> _Available data_

————

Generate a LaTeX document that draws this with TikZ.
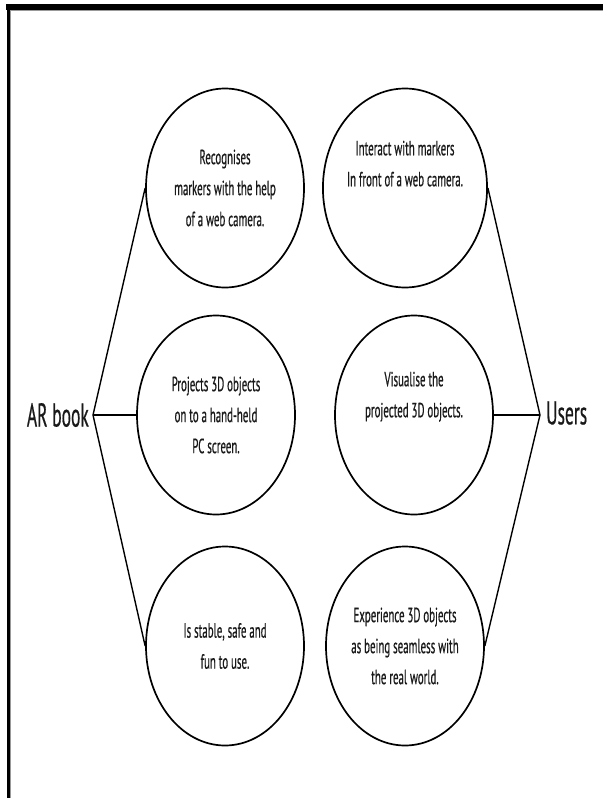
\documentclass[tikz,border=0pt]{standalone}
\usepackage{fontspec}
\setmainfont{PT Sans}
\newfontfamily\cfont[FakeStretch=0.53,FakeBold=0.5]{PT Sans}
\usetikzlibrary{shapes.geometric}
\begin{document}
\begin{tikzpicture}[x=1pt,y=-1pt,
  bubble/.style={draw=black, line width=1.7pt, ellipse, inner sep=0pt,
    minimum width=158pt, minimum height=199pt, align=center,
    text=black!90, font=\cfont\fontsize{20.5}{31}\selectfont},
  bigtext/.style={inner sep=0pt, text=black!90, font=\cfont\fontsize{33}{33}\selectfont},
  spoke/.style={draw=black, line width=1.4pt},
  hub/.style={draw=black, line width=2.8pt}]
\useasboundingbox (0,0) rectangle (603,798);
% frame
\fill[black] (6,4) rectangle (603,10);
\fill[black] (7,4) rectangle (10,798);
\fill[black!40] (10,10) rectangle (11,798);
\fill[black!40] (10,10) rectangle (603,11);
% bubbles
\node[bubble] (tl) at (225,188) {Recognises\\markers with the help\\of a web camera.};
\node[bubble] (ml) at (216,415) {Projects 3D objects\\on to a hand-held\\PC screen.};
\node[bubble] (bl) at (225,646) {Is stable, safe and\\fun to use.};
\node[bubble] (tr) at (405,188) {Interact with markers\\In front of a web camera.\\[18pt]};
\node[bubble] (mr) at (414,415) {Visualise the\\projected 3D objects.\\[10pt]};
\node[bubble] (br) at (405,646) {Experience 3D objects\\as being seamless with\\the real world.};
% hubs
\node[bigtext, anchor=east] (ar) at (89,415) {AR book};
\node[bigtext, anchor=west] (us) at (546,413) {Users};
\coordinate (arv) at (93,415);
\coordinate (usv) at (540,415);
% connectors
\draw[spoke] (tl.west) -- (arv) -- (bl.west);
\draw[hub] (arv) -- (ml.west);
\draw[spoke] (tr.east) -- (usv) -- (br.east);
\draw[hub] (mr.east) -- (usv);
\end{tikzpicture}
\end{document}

————

> _The problem_
Copy each line above precisely, dropping the pictures.

> _The result_
Generate a LaTeX document that draws this with TikZ.
\documentclass[tikz,border=0pt]{standalone}
\usepackage{fontspec}
\setmainfont{PT Sans}
\newfontfamily\cfont[FakeStretch=0.53,FakeBold=0.5]{PT Sans}
\usetikzlibrary{shapes.geometric}
\begin{document}
\begin{tikzpicture}[x=1pt,y=-1pt,
  bubble/.style={draw=black, line width=1.7pt, ellipse, inner sep=0pt,
    minimum width=158pt, minimum height=199pt, align=center,
    text=black!90, font=\cfont\fontsize{20.5}{31}\selectfont},
  bigtext/.style={inner sep=0pt, text=black!90, font=\cfont\fontsize{33}{33}\selectfont},
  spoke/.style={draw=black, line width=1.4pt},
  hub/.style={draw=black, line width=2.8pt}]
\useasboundingbox (0,0) rectangle (603,798);
% frame
\fill[black] (6,4) rectangle (603,10);
\fill[black] (7,4) rectangle (10,798);
\fill[black!40] (10,10) rectangle (11,798);
\fill[black!40] (10,10) rectangle (603,11);
% bubbles
\node[bubble] (tl) at (225,188) {Recognises\\markers with the help\\of a web camera.};
\node[bubble] (ml) at (216,415) {Projects 3D objects\\on to a hand-held\\PC screen.};
\node[bubble] (bl) at (225,646) {Is stable, safe and\\fun to use.};
\node[bubble] (tr) at (405,188) {Interact with markers\\In front of a web camera.\\[18pt]};
\node[bubble] (mr) at (414,415) {Visualise the\\projected 3D objects.\\[10pt]};
\node[bubble] (br) at (405,646) {Experience 3D objects\\as being seamless with\\the real world.};
% hubs
\node[bigtext, anchor=east] (ar) at (89,415) {AR book};
\node[bigtext, anchor=west] (us) at (546,413) {Users};
\coordinate (arv) at (93,415);
\coordinate (usv) at (540,415);
% connectors
\draw[spoke] (tl.west) -- (arv) -- (bl.west);
\draw[hub] (arv) -- (ml.west);
\draw[spoke] (tr.east) -- (usv) -- (br.east);
\draw[hub] (mr.east) -- (usv);
\end{tikzpicture}
\end{document}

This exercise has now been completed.